I don’t know shelly - but this was a big issue for the sony binding as it is very easy to overwhelm the sony processor…

markus7017 · January 22, 2020, 8:17pm

timeout occurs after the configured value, I tried 3…30sec
when no commands are issued the binding does 1 API call per 60sec (default)
no timeout issues in the browser or with curl, response is always received
could happen on a get or set call, always 1 call, no sequences
signal strength was verified and is good

martinvw · January 22, 2020, 8:55pm

Received quick/instant or in the end?

markus7017 · January 22, 2020, 9:36pm

receive quick/instant

martinvw · January 22, 2020, 9:38pm

Maybe there is a miscommunication with headers about the length, so http-util remains waiting for a few bytes which never come. In a normal browser this might not be visible.

Which could also be related to coding/encoding problems.

markus7017 · January 22, 2020, 9:48pm

puh, how to debug that?

tmrobert8 · January 22, 2020, 11:44pm

Try fiddler or if you really want - wireshark - either will generally show you what’s going on between endpoints

markus7017 · January 23, 2020, 8:28am

that came also into my mind, but’s I see it in my setup very rarely, other users are reporting this problem.

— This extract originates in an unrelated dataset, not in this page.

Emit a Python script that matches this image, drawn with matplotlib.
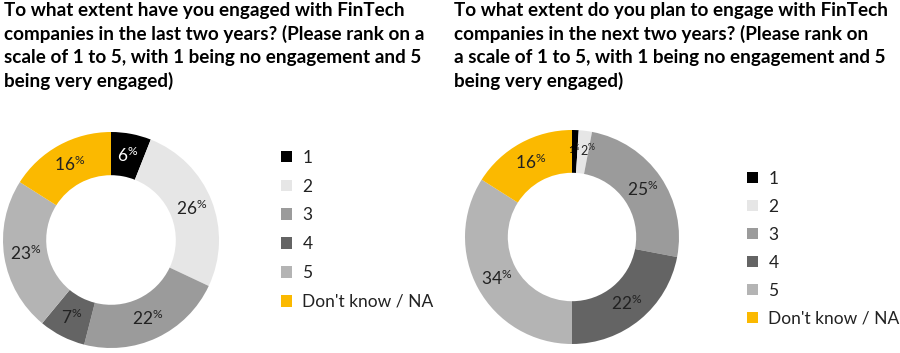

I’ll ask.

Nevertheless, I tried changing HttpUtil to

       URL location = new URL(url);
        HttpURLConnection request = (HttpURLConnection) location.openConnection();
        request.setRequestMethod(HttpMethod.GET);

        request.setConnectTimeout(SHELLY_API_TIMEOUT_MS); // set timeout to 15 seconds
        BufferedReader in = new BufferedReader(new InputStreamReader(request.getInputStream()));
        StringBuilder response = new StringBuilder();
        Integer responseCode = request.getResponseCode();
        if (responseCode != 200) {
            httpResponse = responseCode.toString();
        }
        String inputLine;
        while ((inputLine = in.readLine()) != null) {
            response.append(inputLine);
        }
        in.close();
        httpResponse = response.toString();

this runs with 6 devices, but after a while I get this exception.

Bildschirmfoto 2020-01-23 um 09.21.18

So it smells like a protocol issue - strange

markus7017 · January 27, 2020, 7:31am

The Shelly QA team did stress testing (10 requests per sec) without issues. Any other idea?

Running the above situation the user reported more or less no timeouts: Shelly Binding - #813 by Nightman

The tcpdump shows a sequence like this m(timestamp matching the one in openhab.log with the timeout message):

@martinvw Any idea appreciated

martinvw · January 27, 2020, 8:54am

Can you just send me the dump, so that I can analyze it myself? Normally I would use the follow TCP-stream to get the summary I can not easily follow it from such a screenshot. I only work with Wireshark a few times per year

I would, however, say that red-on-black part looks like a problem on the shelly side of things.

Do we also have a TCP-dump with the HttpUtil method? Because I still cannot believe that Jetty would be completely wrong on breaking.

markus7017 · January 27, 2020, 10:27am

sent you a PM with the dump file

martinvw · January 27, 2020, 11:01am

Okay, all knowledge was indeed a bit rusty but refreshed now.

What I see when opening it in Wireshark:

Filtering on tcp.stream eq 18 gives us a successful call to open:

It does a SYN to setup the TCP connection, it fails, so a second later it sends a new SYN, this succeeds and the rest of the communication is handled in 0,1 seconds.

Next one, filtering on tcp.stream eq 19 shows something interesting, the communication initiation starts good and the response is received after 0,02 seconds however the connection is NOT closed, that happens on second 35 of the dump. And could indicate a flaw in the connection handling in the (new) code. The call is to: /shelly/event/shellyswitch25-f36f94/roller/0?type=roller_open does that maybe follow a different path?

Next one, filtering on tcp.stream eq 20 - tcp.stream eq 27 show us failed attempts to setup a connection with the Shelly device. The first one at 5.578 seconds in the dump, later on we do succeed in getting a response on the SYN.

Looking at tcp.stream eq 28 (20 seconds after the first attempt and the connection from stream 19 is still open) our connection succeeds and we receive a response in 0,1 seconds.

Next we have a call to fetch some settings this one takes 0,5 seconds and contains a retransmission because the openHAB system believes the ACK was not received. Most other calls look okay.

So sometimes the shelly does not listen SYN’s so we cannot establish a connection this could be linked to the connection which somehow remains stuck.

When load testing the device I would combine one unclosed transaction with a lot of smaller requests and maybe some settings calls in parallel because they seem heavy.

markus7017 · January 27, 2020, 5:51pm

that’s good input, thanks
I’ll forward your analysis to the Shelly QA team

That is the only strange peace for me, because code-wise if should close the session after each request.

martinvw · January 27, 2020, 6:07pm

Would it then be that request which caused the timeout error, so that being a request which looks to be waiting for something. Is there a way to find the more likely call to trigger the error for which we have the stacktrace in the Shelly thread.

markus7017 · January 28, 2020, 8:27am

I think it is not related to a specific URI

Java shows connect timeouts, which would correspond to your analysis
Example 1 from Shelly Binding thread
Example 2 from Shelly Binding thread

martinvw · January 28, 2020, 1:52pm

Is is the dump from the first example?